7. Die Diffamierung und Kriminalisierung von zivilen Organisationen, die sich
für die humanitäre Aufnahme und in Afghanistan engagieren und engagiert haben,
muss verhindert werden. Die Europäische Union, die Bundesregierung und die
Landesregierungen sollten humanitäre Hilfe in Afghanistan und
Entwicklungszusammenarbeit in der Region fördern, statt die Mittel immer weiter
zu kürzen.
Begründung
Die Menschenrechts- und Sicherheitslage in Afghanistan ist verheerend.

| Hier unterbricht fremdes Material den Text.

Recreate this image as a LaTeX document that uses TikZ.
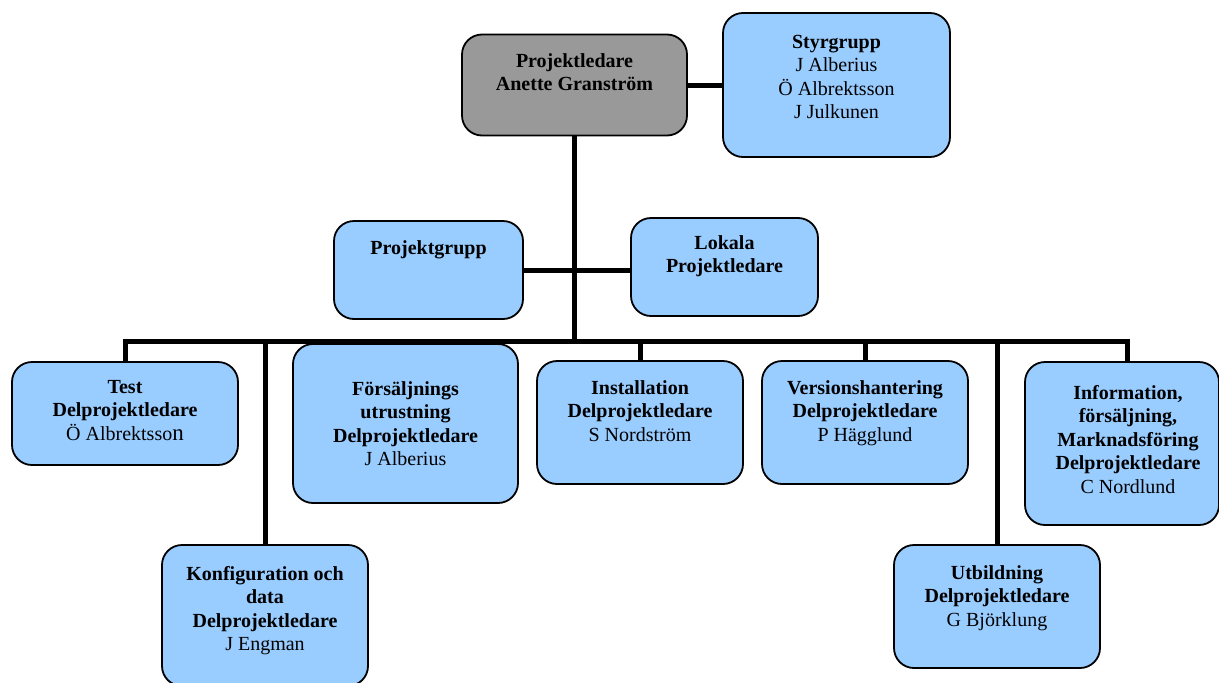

Terroranschläge und bewaffnete Auseinandersetzungen prägen den Alltag. Die Folgen der Klimakrise und wiederkehrende Erdbeben – zuletzt mit über 2.200 Todesopfern – verschärfen die ohnehin dramatische Versorgungssituation zusätzlich.
Seit der Machtübernahme der Taliban im August 2021 hat sich die Lage der Menschenrechte massiv verschlechtert. Insbesondere Frauen und Mädchen, religiöse Minderheiten sowie die LGBTIQ+-Community sind von systematischer Entrechtung betroffen.
Die Taliban inhaftieren Menschen, die sich für Demokratie, Rechtsstaatlichkeit oder Bildung einsetzen. Öffentliche Hinrichtungen und Körperstrafen wurden wieder eingeführt; willkürliche Verhaftungen, Folter und das Verschwindenlassen gehören zum Alltag.
Homosexualität und Transidentität sind gesellschaftlich geächtet und werden politisch verfolgt. Berichte über öffentliche Misshandlungen, Inhaftierungen sowie physische und sexuelle Gewalt zeigen, dass LGBTIQ+-Personen einer systematischen und existenziellen Bedrohung ausgesetzt sind.